Japanese Prime Minister Shinzo Abe said Monday this summer’s Tokyo Olympics cannot be held under current circumstances due to the new coronavirus pandemic, suggesting for the first time that the Games may have to be postponed.
“If I’m asked whether we can hold the Olympics at this point in time, I would have to say that the world is not in such a condition,” Abe told a session of parliament, adding that he hopes to hold talks with International Olympic Committee President Thomas Bach over the issue.
The premier’s comments came a day after the IOC said it would study alternative plans for the Tokyo Olympics, scheduled to open on July 24, amid the global outbreak, and subsequently make an assessment within the next four weeks.

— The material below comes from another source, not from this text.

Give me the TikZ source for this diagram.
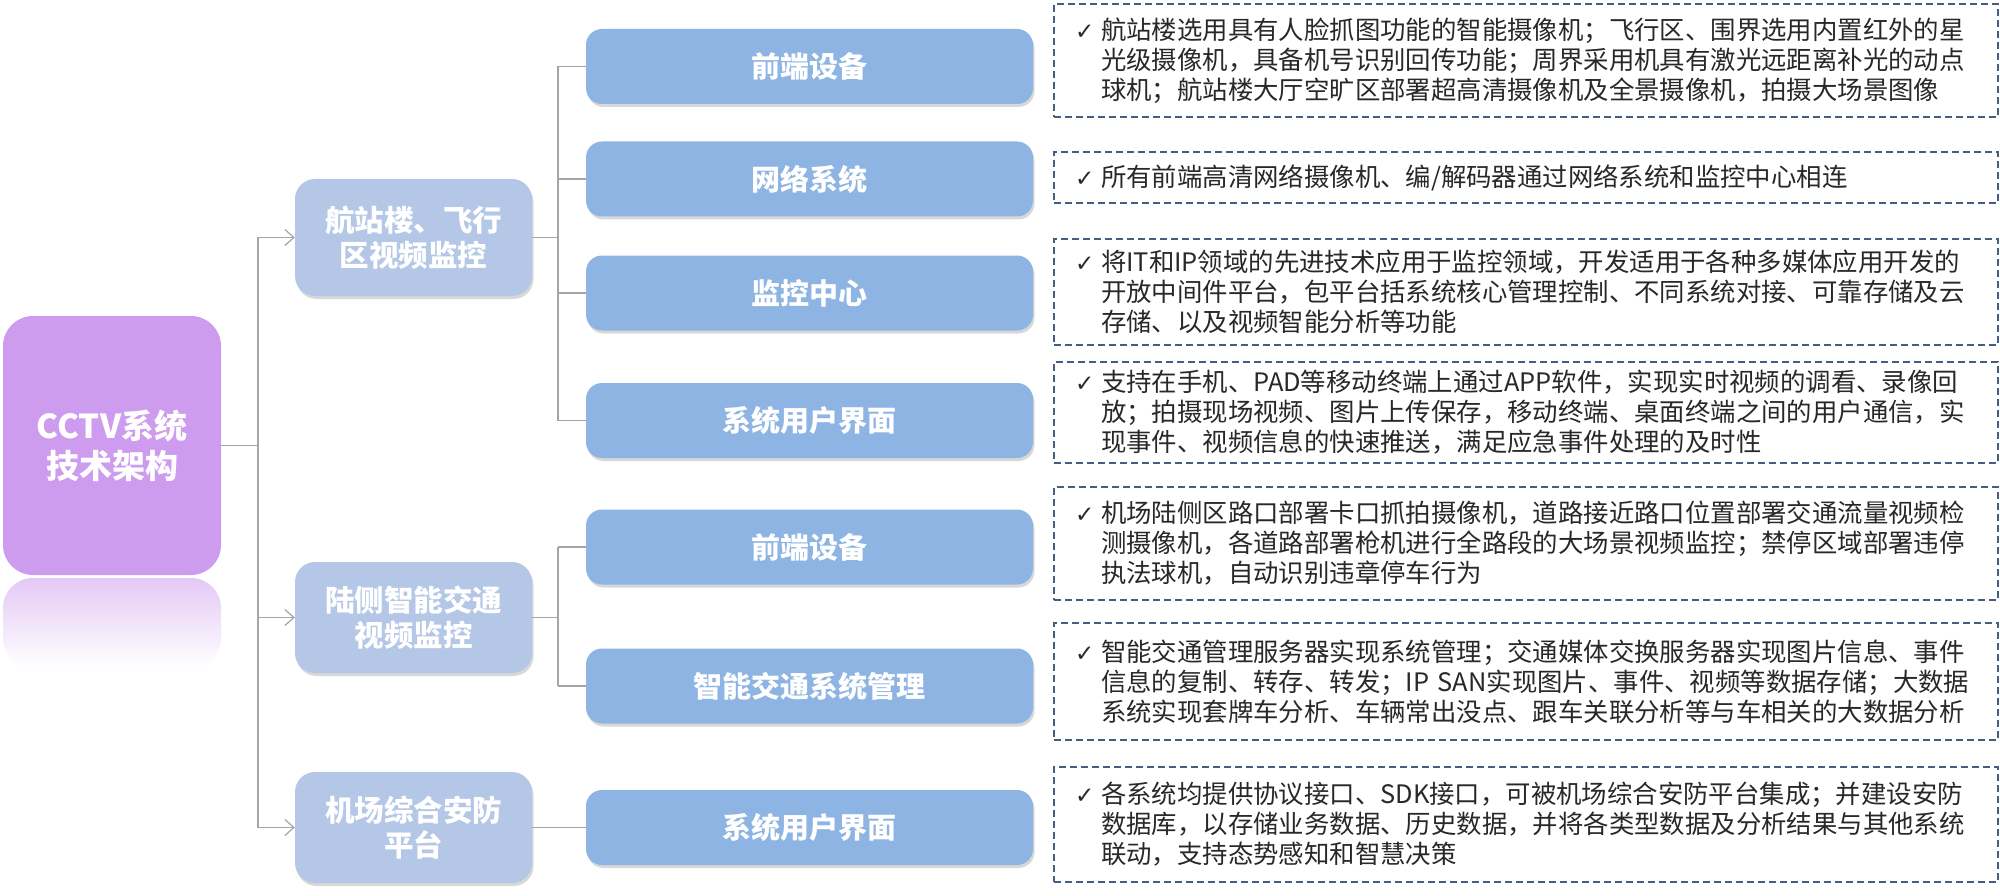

Tokyo Olympic organizing committee President Yoshiro Mori said he supports the IOC’s decision to review existing plans, adding that representatives from Japan and the IOC will hold discussions to closely examine all possible scenarios.
“Japan is in a critical state, and the situations in the United States and Europe have been abnormal,” Mori said. “We are not so foolish as to say we will do it under out first (plan).”
Meanwhile, Canada has become the first country to warn that it will not send its athletes to the Tokyo Olympics unless they are postponed for a year.
The Canadian Olympic Committee said holding the Games as planned would threaten the health of its athletes, saying it was unfair to “their families and the broader Canadian community for athletes to continue training for these Games.”
New Zealand added to the pressure for a delay, saying the country would consider boycotting the Olympics if they opened as scheduled.